In stock market trends we’ll look at how to identify bull and bear markets. This is a critical component of stock market investing that participants need to keep track of on an ongoing basis.
We don’t want to get into the market if it’s about to head south for a few months or years. And we might also want to reduce our exposure to the market if we are already heavily invested.
On the other hand, it’s useful to know when a bear market is coming to an end and when a bull market is just beginning. Hefty gains can quite often be achieved in the early stages of a bull market.
Identifying stock market trends is easily done and will improve your stock market returns. Lets consider the best way to determine stock market trends.
Which stage of the market are we’re currently in?
We can determine where we are in a stock market cycle using:
- a fundamental analysis approach
- a technical analysis approach, or
- both fundamental and technical approaches
A fundamental approach to trend identification might consider factors such as:
- market average price to earnings ratios (P/E) and dividend yields
Using this method you can get a feel for where we might be in the cycle based on average market valuations. The one big problem with this method is that it’s subjective. So it shouldn’t be used in isolation.
- the levels of economic variables such as interest rates, unemployment levels, inflation etc.
While these metrics are useful, by themselves they don’t paint a picture clear enough to base sound investment decisions on.
We can conclude that while fundamental factors add some value to our analysis, they are secondary factors. Technical analysis provides the clearest signal.
There are quite a few technical indicators that can be used to identify bull and bear market stages. Some of these include:
- the advance/decline indicator
- the momentum index
- Coppock indicator (this one identifies the start of a bull market)
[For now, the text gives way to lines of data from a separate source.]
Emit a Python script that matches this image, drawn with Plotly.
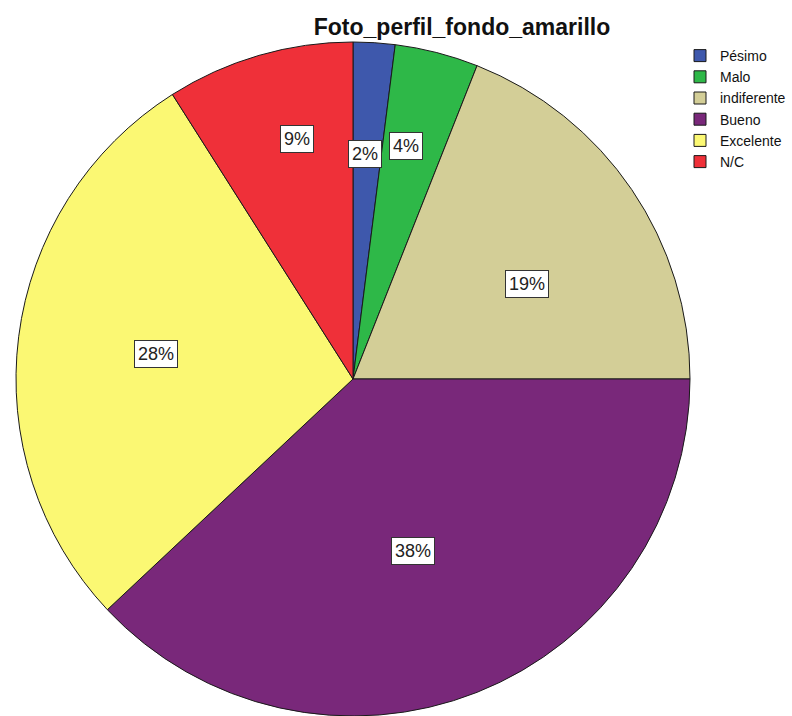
import math
import plotly.graph_objects as go

categories = ["Pésimo", "Malo", "indiferente", "Bueno", "Excelente", "N/C"]
values = [2, 4, 19, 38, 28, 9]
colors = ["#3E58AC", "#2EB848", "#D3CE97", "#79287A", "#FBF873", "#EF3039"]

# label placement (layout only): radial fraction and angular nudge in degrees
label_r = [0.67, 0.71, 0.59, 0.54, 0.59, 0.73]
label_dtheta = [-0.5, -1.5, 5.5, 2.5, 0.0, 3.0]

W, H = 792, 716
cx, cy, R = 353, 379, 337

fig = go.Figure(go.Pie(
    labels=categories, values=values, sort=False, direction="clockwise", rotation=0,
    marker=dict(colors=colors, line=dict(color="#1a1a1a", width=1)),
    textinfo="none", hoverinfo="label+percent",
    domain=dict(x=[(cx - R) / W, (cx + R) / W], y=[1 - (cy + R) / H, 1 - (cy - R) / H]),
))

total = sum(values)
cum = 0
annotations = []
for v, fr, dt in zip(values, label_r, label_dtheta):
    mid = (cum + v / 2) / total * 2 * math.pi + math.radians(dt)
    cum += v
    px = cx + fr * R * math.sin(mid)
    py = cy - fr * R * math.cos(mid)
    annotations.append(dict(
        x=px / W, y=1 - py / H, xref="paper", yref="paper", showarrow=False,
        xanchor="center", yanchor="middle",
        text=f"{round(v / total * 100)}%", font=dict(family="Liberation Sans, Arial", size=18, color="#222"),
        bgcolor="white", bordercolor="#333", borderwidth=1, borderpad=3,
    ))

fig.update_layout(
    width=W, height=H, margin=dict(l=0, r=0, t=0, b=0),
    paper_bgcolor="white", plot_bgcolor="white",
    title=dict(text="<b>Foto_perfil_fondo_amarillo</b>", x=462 / W, xanchor="center",
               y=1 - 27 / H, yanchor="middle", xref="paper", yref="container",
               font=dict(family="Liberation Sans, Arial", size=23, color="#111")),
    legend=dict(x=680 / W, y=1 - 40 / H, xanchor="left", yanchor="top",
                font=dict(family="Liberation Sans, Arial", size=14, color="#111"),
                bgcolor="rgba(0,0,0,0)", traceorder="normal", tracegroupgap=0),
    annotations=annotations,
)

fig.write_html("out.html")
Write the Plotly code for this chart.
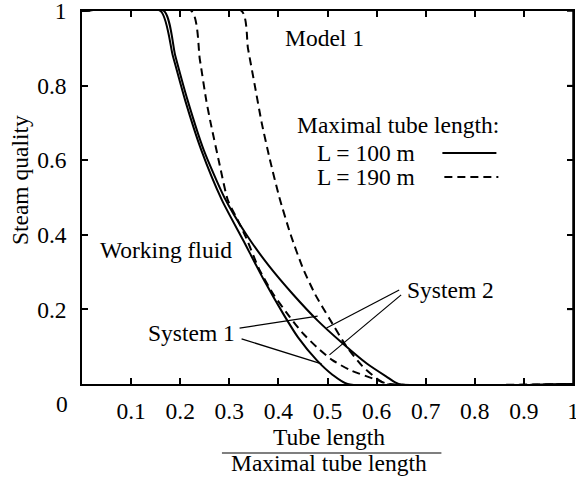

But the simplest and most useful indicator for stock market trend analysis is the moving average. A moving average is an average of past prices over a certain period that smooth out the gyrations of the market to give a clear indication of the trend.
Creating a map of market cycles
Because bull and bear markets are long-term events, we should use a long-term chart to view them. A ten year chart will give us a good display.
For the sake of clarity, a weekly chart using end-of-day prices would be suitable.
A 30-week or 40-week moving average is a good choice for displaying market cycles. I’ve selected a 30-week moving average in this case. The 30-week moving average is more responsive than a 40-week.
This chart of the S&P 500 index clearly displays market cycles.
We can see that a bear market started in late 2000 as the 30-week moving average headed downwards. This downward momentum continued until mid to late 2002 where it moved sideways for a stretch before moving into a bull market close to the middle of 2003. By very early in 2008 the down trend became fairly obvious as the moving average headed down again. And turning up in 2009 signaled market strength.
This type of stage analysis can be profitably applied to stock market sectors and individual stocks.
Stan Weinstein’s excellent book titled: “Stan Weinstein’s Secrets for Profiting in Bull and Bear Markets” outlines a great strategy for picking winning stocks based on this idea.
Keeping track of the stock market trend is as easy as putting a moving average on a chart. A quick glance at this chart each week will let you know how the market is fairing.
This technique is also useful for keeping track of the sectors that the stocks in your portfolio reside in. For this task I usually use a three year weekly chart with a 30-week simple moving average. I like to keep track of the main stock market sector trends as well as those that relate to my current stock holdings.
If the market is in an uptrend, the sector your stock resides in is in an uptrend and the stock itself is in an uptrend, then you’re moving in the right direction on all accounts.
Stock market trend analysis is so simple and effective we should all use it to our advantage.
Note: Simple moving averages (SMAs) can be used to display long-term trends, but for trading, I like to use exponential moving averages (EMAs) as they are more responsive to recent price movements.